While the meetings were going on, the computer selection system was being developed and we were all agreed the best chance of success was to remove as much of the human interface as possible. I know, it sounds like Dr Bawumia explaining how to make ports and customs work and eliminate corruption.
We were very much aware that introducing a computer placement system for school admissions would be dramatic and a shock to the system and never forgot that we were dealing with human beings, but we were convinced that the new system would deal fairly with the majority of people.
Meeting
I remember the meeting in M Plaza Hotel in Accra at which it was finally decided to take the plunge. The Prempeh College headmaster spoke and we decided if he, who was one of those at the cutting edge of the admission pressures was ready to accept the new system, there was no reason to keep hesitating.
It had taken almost three years of planning and consulting. J. A. Kufuor was now in his second term, Kwadwo Baah-Wiredu had changed places with Yaw Osafo-Maafo and was now at Finance and Yaw Osafo-Maafo was at Education.
We were lucky in the man we got as the Coordinator of the CSSPS (Computerised School Selection and Placement System), the late, Mr A. A. Akuoku, I think he was a former headmaster of PRESEC. He knew his stuff.
Apart from knowing his stuff, Mr Akuoku exuded integrity and you just knew you could go to bed and feel safe with things under his control.
When the system came into operation in 2005, you could say we had a case of true transformation.
Drivers (my driver among them), cleaners, watchmen rushed to the ministry to find out if indeed their children had been placed in Mfantsipim or St Peter’s or Holy Child.

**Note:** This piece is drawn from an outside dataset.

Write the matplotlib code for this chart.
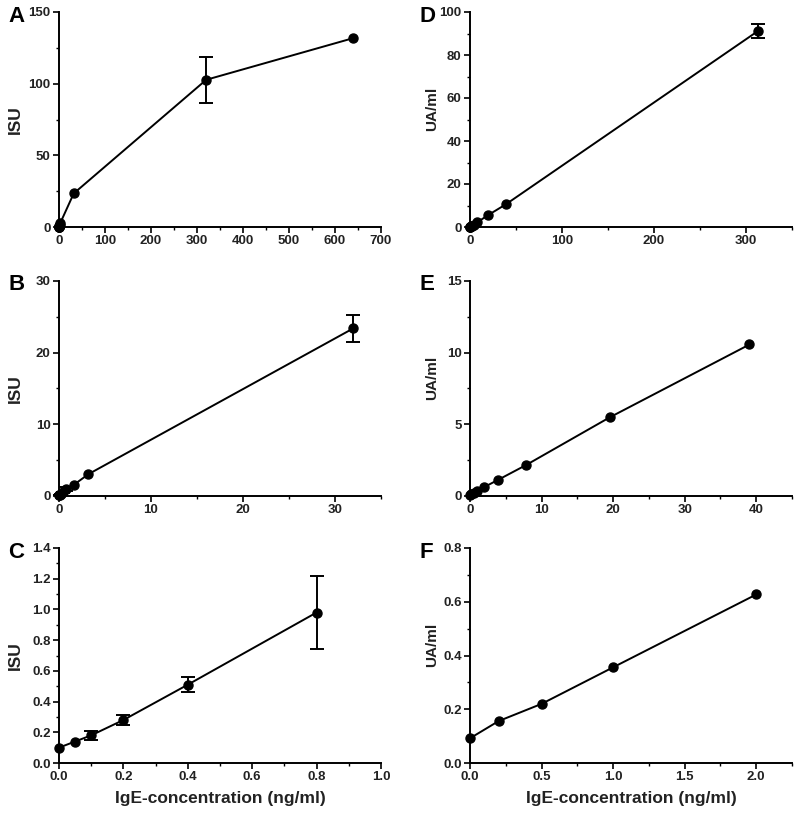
import numpy as np
import matplotlib.pyplot as plt
from matplotlib.ticker import MultipleLocator

plt.rcParams['font.family'] = ['Liberation Sans', 'DejaVu Sans']
plt.rcParams['font.weight'] = 'bold'

# ISU panels (A, B, C)
isu_x = [0, 0.05, 0.1, 0.2, 0.4, 0.8, 1.6, 3.2, 32, 320, 640]
isu_y = [0.10, 0.14, 0.18, 0.28, 0.51, 0.98, 1.55, 3.05, 23.4, 102.7, 131.8]
isu_err = [0.0, 0.0, 0.027, 0.035, 0.05, 0.235, 0.0, 0.0, 1.85, 16.2, 0.0]
isu_err_a = [0, 0, 0, 0, 0, 0, 0, 0, 0, 16.2, 0]  # panel A shows only the 320 bar

# UA/ml panels (D, E, F)
ua_x = [0, 0.2, 0.5, 1.0, 2.0, 3.9, 7.8, 19.5, 39.06, 312.5]
ua_y = [0.092, 0.156, 0.22, 0.356, 0.627, 1.12, 2.15, 5.48, 10.57, 91.0]
ua_err = [0, 0, 0, 0, 0, 0, 0, 0, 0, 3.3]

# letter, data, x max for data, xlim, ylim, x major, x minor, y major, y minor, ylabel
panels = [
    ("A", "isu_a", 640, 700, 150, 100, 50, 50, 25, "ISU"),
    ("B", "isu", 32, 35, 30, 10, 5, 10, 5, "ISU"),
    ("C", "isu", 0.8, 1.0, 1.4, 0.2, 0.1, 0.2, 0.1, "ISU"),
    ("D", "ua", 312.5, 350, 100, 100, 50, 20, 10, "UA/ml"),
    ("E", "ua", 39.06, 45, 15, 10, 5, 5, 2.5, "UA/ml"),
    ("F", "ua", 2.0, 2.25, 0.8, 0.5, 0.25, 0.2, 0.1, "UA/ml"),
]

fig = plt.figure(figsize=(8, 8.16), dpi=100)
W, H = 800, 816
lefts = [59, 470]
tops = [12, 281, 548]
aw, ah = 322, 215

for i, (letter, src, xmax, xlim, ylim, xmaj, xmin, ymaj, ymin, ylab) in enumerate(panels):
    col = i // 3
    row = i % 3
    left = lefts[col]
    top = tops[row]
    ax = fig.add_axes([left / W, 1 - (top + ah) / H, aw / W, ah / H])

    if src == "isu":
        x, y, e = np.array(isu_x), np.array(isu_y), np.array(isu_err)
    elif src == "isu_a":
        x, y, e = np.array(isu_x), np.array(isu_y), np.array(isu_err_a)
    else:
        x, y, e = np.array(ua_x), np.array(ua_y), np.array(ua_err)
    keep = x <= xmax
    x, y, e = x[keep], y[keep], e[keep]

    ax.plot(x, y, color='black', lw=1.4, clip_on=False, zorder=3)
    ax.errorbar(x[e > 0], y[e > 0], yerr=e[e > 0], fmt='none', ecolor='black',
                elinewidth=1.4, capsize=5, capthick=1.4, clip_on=False, zorder=3)
    ax.plot(x, y, 'o', color='black', ms=6.5, clip_on=False, zorder=4)

    ax.set_xlim(0, xlim)
    ax.set_ylim(0, ylim)
    ax.xaxis.set_major_locator(MultipleLocator(xmaj))
    ax.xaxis.set_minor_locator(MultipleLocator(xmin))
    ax.yaxis.set_major_locator(MultipleLocator(ymaj))
    ax.yaxis.set_minor_locator(MultipleLocator(ymin))
    if letter in ("C", "F"):
        ax.xaxis.set_major_formatter(lambda v, p: f"{v:.1f}")
        ax.yaxis.set_major_formatter(lambda v, p: f"{v:.1f}")
    else:
        ax.xaxis.set_major_formatter(lambda v, p: f"{v:g}")
        ax.yaxis.set_major_formatter(lambda v, p: f"{v:g}")

    for s in ("top", "right"):
        ax.spines[s].set_visible(False)
    for s in ("left", "bottom"):
        ax.spines[s].set_linewidth(1.4)
    ax.tick_params(which='major', length=4, width=1.2, labelsize=9.5, pad=2,
                   labelcolor='#222222')
    ax.tick_params(which='minor', length=2.5, width=1.0)
    for lbl in ax.get_xticklabels() + ax.get_yticklabels():
        lbl.set_fontweight('bold')

    if ylab == "ISU":
        ax.set_ylabel(ylab, fontsize=12.5, fontweight='bold', color='#222222')
        ax.yaxis.set_label_coords(-0.112, 0.5)
    else:
        ax.set_ylabel(ylab, fontsize=11, fontweight='bold', color='#222222')
        ax.yaxis.set_label_coords(-0.095, 0.55)
    if letter in ("C", "F"):
        ax.set_xlabel("IgE-concentration (ng/ml)", fontsize=12.5, fontweight='bold',
                      color='#222222')
        ax.xaxis.set_label_coords(0.5, -0.13)

    fig.text((left - 51) / W, 1 - (top + 4) / H, letter, fontsize=16,
             fontweight='bold', ha='left', va='center')

fig.savefig("out.png", dpi=100)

Surely only children of big people went to such schools.
Not everyone was happy or pleased with the CSSPS, some people found it offensive that a computer would make placements without any consideration to personalities. Big chiefs and political office holders saw a hitherto source of power disappear overnight.
But the more protests we got from the big people, the more satisfaction we got from the unbounded joy of people like the woman who sold, and I think, lived in a kiosk in the Ministries area whose daughter was placed in Aburi. I will never forget the hug she gave us in the office.
Within two years, GES had disappeared from the list of corrupt institutions in surveys. Therefore, one could say the reason for starting the computer school placement system had been achieved.
Top
Dare I say that the most persistent people who have tried to bastardise the computer placement system have been members of the top echelons of our society, big people, professors, the type of people who complain about corruption and things not working in the country.
They seem to think their children MUST attend these so-called grade A schools. They are not interested in the upgrading of more schools to expand the pool of Grade A schools. And yet, that is the only way. We can gradually create more grade A schools. Mamfe Wesley Girls is today a leading school, especially for Science. Back in 2005, it wasn’t a sought-after school, today it is.
Who knows, in a few years’ time, the addition of a science lab, a few teachers’ bungalows will transform Abutia SecTech into a grade A school.
But please don’t let us push GES back onto the corruption league. Some things must be sacred.